Figure 1 indicates a correlation between very active minutes and calories burned per day. This information suggest that users who want to burn more calories should spend more time in very active exercise.

Next, is a graph that demonstrates the relationship between the distance an individual has moved throughout a day and the calories burned by a user in a day:

ggplot(data=daily_activity, aes(x=TotalDistance, y=Calories)) + 
  geom_smooth() + 
  labs(title="Distance per Day vs. Calories Burned per Day", caption="Figure 2:The Relationship Between Total Distance per Day and Calories Burned per Day") + 
  theme(plot.caption = element_text(hjust=0.5))
## `geom_smooth()` using method = 'loess' and formula 'y ~ x'

Figure 2 depicts a positive correlation between total distance and calories burned per day. Bellabeat could use this information to push/notify users to move more throughout the day as more distance correlates to more calories burned.

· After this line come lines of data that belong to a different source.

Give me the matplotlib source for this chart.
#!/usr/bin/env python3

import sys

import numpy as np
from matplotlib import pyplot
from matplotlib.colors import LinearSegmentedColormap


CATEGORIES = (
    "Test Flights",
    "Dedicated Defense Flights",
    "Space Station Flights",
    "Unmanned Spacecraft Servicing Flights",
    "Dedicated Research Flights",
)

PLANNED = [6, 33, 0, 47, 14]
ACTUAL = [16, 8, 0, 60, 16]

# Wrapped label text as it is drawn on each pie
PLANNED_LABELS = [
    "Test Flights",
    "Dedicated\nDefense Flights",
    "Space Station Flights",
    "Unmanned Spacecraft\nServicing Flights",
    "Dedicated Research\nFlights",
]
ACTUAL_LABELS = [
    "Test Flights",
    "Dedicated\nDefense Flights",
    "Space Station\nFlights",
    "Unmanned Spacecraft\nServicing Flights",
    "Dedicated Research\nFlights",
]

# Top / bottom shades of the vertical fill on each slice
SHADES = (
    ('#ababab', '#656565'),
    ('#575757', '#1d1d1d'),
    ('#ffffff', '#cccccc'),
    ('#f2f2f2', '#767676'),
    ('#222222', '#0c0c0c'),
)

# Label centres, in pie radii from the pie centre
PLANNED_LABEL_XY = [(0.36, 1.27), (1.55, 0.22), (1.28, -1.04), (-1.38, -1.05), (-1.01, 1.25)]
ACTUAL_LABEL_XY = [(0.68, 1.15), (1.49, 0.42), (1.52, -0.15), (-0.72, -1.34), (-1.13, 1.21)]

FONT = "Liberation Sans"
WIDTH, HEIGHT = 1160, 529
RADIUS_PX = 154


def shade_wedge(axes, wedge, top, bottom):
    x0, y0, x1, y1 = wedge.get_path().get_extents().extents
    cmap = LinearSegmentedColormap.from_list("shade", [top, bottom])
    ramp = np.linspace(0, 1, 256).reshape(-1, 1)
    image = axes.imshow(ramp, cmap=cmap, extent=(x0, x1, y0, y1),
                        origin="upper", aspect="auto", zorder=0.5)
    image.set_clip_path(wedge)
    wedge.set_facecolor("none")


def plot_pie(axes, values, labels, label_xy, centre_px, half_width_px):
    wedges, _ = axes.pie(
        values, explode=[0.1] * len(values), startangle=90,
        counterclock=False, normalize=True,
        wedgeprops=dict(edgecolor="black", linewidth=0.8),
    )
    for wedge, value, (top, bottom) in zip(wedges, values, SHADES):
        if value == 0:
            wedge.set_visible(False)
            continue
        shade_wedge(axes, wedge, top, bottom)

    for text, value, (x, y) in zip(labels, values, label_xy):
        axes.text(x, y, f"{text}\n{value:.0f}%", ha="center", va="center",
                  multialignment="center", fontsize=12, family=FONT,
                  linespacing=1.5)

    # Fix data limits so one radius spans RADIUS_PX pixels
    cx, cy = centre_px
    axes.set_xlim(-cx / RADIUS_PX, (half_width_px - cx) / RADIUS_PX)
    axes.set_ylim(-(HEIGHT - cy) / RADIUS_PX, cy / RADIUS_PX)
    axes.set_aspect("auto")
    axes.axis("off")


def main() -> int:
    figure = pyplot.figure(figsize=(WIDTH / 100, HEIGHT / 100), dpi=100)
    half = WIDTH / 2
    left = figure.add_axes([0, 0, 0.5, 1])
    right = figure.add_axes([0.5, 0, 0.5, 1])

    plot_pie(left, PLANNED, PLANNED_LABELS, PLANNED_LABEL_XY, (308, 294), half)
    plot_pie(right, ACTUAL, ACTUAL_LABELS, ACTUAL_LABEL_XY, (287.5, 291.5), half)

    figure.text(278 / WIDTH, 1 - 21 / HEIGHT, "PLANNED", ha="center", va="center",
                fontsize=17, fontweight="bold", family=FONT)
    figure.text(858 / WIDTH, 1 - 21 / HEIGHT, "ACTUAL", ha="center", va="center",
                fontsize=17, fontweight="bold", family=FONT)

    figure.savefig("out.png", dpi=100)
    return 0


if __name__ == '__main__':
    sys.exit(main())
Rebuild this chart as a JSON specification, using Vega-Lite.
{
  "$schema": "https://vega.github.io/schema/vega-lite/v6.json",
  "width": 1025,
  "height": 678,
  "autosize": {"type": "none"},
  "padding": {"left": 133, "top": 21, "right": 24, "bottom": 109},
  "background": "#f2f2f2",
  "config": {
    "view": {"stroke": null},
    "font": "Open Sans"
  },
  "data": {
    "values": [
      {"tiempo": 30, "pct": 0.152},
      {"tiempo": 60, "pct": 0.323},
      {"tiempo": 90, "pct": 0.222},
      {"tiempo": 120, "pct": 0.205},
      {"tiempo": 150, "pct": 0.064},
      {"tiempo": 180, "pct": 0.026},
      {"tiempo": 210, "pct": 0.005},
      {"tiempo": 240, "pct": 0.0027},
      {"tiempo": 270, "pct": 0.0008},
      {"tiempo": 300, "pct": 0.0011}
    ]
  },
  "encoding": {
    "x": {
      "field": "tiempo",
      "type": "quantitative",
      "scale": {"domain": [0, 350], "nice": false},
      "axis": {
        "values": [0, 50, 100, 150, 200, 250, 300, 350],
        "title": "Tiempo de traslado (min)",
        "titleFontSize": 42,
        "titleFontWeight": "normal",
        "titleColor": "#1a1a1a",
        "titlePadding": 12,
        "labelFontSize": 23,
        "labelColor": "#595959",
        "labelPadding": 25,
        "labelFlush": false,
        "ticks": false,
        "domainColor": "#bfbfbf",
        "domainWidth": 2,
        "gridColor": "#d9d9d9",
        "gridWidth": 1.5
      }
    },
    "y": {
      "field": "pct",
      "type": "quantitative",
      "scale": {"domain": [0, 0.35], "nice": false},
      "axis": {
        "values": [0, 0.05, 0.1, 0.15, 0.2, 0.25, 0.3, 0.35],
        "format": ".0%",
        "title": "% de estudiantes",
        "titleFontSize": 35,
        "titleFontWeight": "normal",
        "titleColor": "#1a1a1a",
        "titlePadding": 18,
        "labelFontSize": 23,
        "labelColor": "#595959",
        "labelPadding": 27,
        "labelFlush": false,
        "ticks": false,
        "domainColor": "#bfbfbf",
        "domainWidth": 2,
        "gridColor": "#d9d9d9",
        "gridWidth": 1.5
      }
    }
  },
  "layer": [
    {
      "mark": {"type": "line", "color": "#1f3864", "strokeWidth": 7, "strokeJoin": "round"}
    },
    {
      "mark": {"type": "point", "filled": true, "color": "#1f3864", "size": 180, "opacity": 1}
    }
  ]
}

Last in this sequence of graphs is an illustration that exhibits the relationship between the total number of steps a user takes in one day and the number of calories that a user burns in one day:

ggplot(data=daily_activity, aes(x=TotalSteps, y=Calories)) + 
  geom_point() + 
  stat_smooth(method=lm) + 
  labs(title="Total Steps per Day vs Calories Burned per Day", caption="Figure 3:The Relationship Between Total Steps per Day and Calories Burned per Day") + 
  theme(plot.caption = element_text(hjust=0.5))
## `geom_smooth()` using formula 'y ~ x'

Figure 3 displays a positive correlation between the user’s daily steps per day and calories burned per day. This data indicates that more steps will lead users to burn more calories. Bellabeat can use this information to encourage their users to take more steps throughout the day, especially if the users spend a lot of time in sedentary activity levels.

Act

Recommendations for Bellabeat’s App/Time Product

  1. Bellabeat should improve the user interface and user interaction on their app to get users to be more involved in the online community that Bellabeat creates.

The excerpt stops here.